Não sou sustentável porque…
Há alternativa para empresas que, por várias razões, não podem utilizar energias totalmente renováveis 24 horas, 7 dias por semana. Entre as opções, estão os créditos REC, Certificados de Energia Renovável: unidades que representam uma tonelada de dióxido de carbono (CO2) equivalente absorvida ou evitada na atmosfera e que são vendidas para compensar as emissões de carbono das empresas que decidem comprá-lo. Entretanto, essa alternativa não deve substituir outras práticas de sustentabilidade. Francisco reconhece que muitas empresas optam por este caminho porque adotar tecnologias limpas e respeitosas com o meio ambiente exige um investimento econômico significativo, e todas as empresas consideram seus gastos e benefícios. Ele destaca que na medida em que toda a indústria avance, e assim os preços fiquem mais baratos, será mais simples adotar esse tipo de tecnologia.

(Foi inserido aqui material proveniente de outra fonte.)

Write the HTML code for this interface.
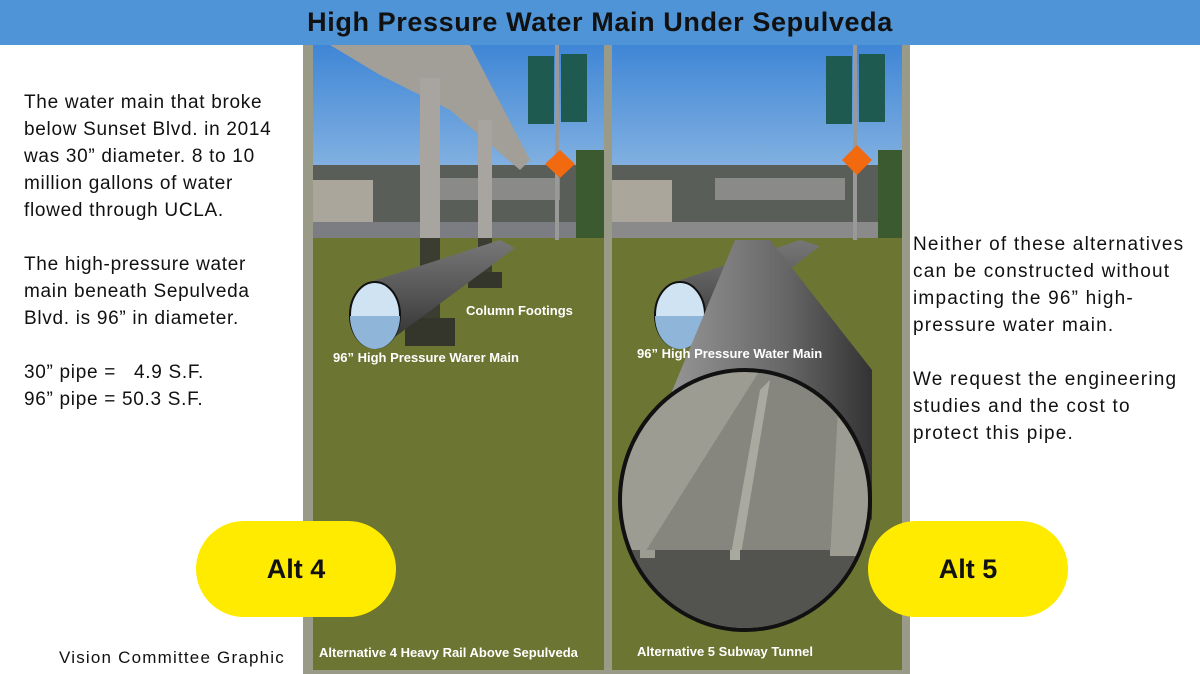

No que diz respeito aos créditos de carbono, existem vários tipos. Eles se diferenciam -principalmente- pelo modelo de projeto que gera: energias renováveis, floresta e conservação, transformação de resíduos em energia ou biogás, entre outros.
Para Raúl Gámez, bônus ou certificados como os créditos REC incentivam a geração de energias renováveis, o que não significa que a energia usada pelo Data Center tenha sido gerada de forma limpa. “Sem dúvida, quando não há possibilidade de usar energia verde na origem, a compensação é uma ferramenta útil e necessária”, enfatiza Gámez. Segundo ele, as energias renováveis ainda necessitam reconhecimento porque não geram um fornecimento estável e previsível, pois dependem diretamente das condições climáticas.
Outra opção são os PPA (Power Purchase Agreement), acordos ou contratos de compra e venda de energia de longo prazo entre um fornecedor renovável e um consumidor. O objetivo é que as empresas comprem energia por vários anos a um preço fixo. O projeto ajuda a financiar novas energias renováveis respaldado por um incentivo econômico (neste caso, custos menores de energia). Francisco reforça que o Data Center é uma das indústrias que mais consomem energia no mundo, com ou sem o uso de energia renovável. Assim, -afirma o Datacenter BU- “os operadores de Data Centers têm a tendência de optar por contratos de PPA com empresas que fornecem energias limpas como, no caso da Espanha, a eólica, a hidráulica ou a fotovoltaica, entre outras".
Em conclusão
Temos somente um planeta Terra, é responsabilidade de todos cuidá-lo e preservá-lo. Caminhar para uma era digital cada vez mais avançada e acessível é necessário e produtivo, mas também é essencial focar na sustentabilidade. Também não podemos esquecer dos que justificam o descuido ao meio ambiente com o processo de medição, “o que não posso medir, não posso melhorar (ou não serei consciente da melhora)”, afirma Raúl Gámez. Para chegar a este passo, é preciso identificar os processos e ativos que queremos medir. Alguns deles são mais fáceis de identificar, como a energia ou a marca de fabricação de diferentes ativos. Outros não são tão visíveis, como a marca associada à operação e aos provedores. Por isto, conclui o Snr Cloud Architect, existem regras como a ISO 14001 que engloba a gestão de riscos ambientais.